North Carolina’s Moral Mondays and the NAACP’s Reverend Barber were among the groups featured in a film on community partnership.
President Obama was supposed to address the convention live, but took a pass because of Syria. In a taped message, he said he’d join a union if he was someone looking for economic security. Sign that man up! He also called for a “true right to organize, free from intimidation” and said that’s why he got the NLRB functioning again. But, really, isn’t that sort of a low bar after ignoring EFCA?
Good news: an Indiana judge struck down that state’s proposed Right to Work law.
Not so good news: Nobel prize-winning economist Joseph Stiglitz said that this decade will be the “lost decade” for the US and Europe, and that unless we change course, we’ll lose more than a decade.
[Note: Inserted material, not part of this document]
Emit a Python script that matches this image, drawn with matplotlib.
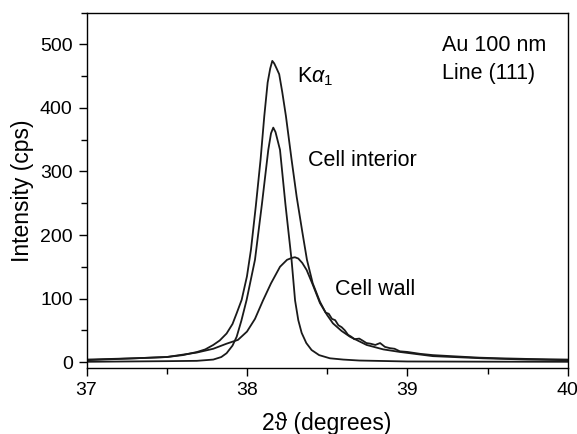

The economic crisis was, “not a result of inevitable forces, not a natural disaster or earthquake, but the result of what we have done or not done.”
And finally, there was a tear-filled good-by to the current Exec, V-P, Arlene Holt-Baker. She pointed out that after growing up in a segregated Texas, amidst poverty as the daughter of a domestic worker, “you decide that you want to make your community and your world a better place.” Well done.
How do you talk about, and act on, mass incarceration without calling for an end to the failed War On Drugs? Or did they call for an end to the failed war on drugs? Our drug laws are the new Jim Crow.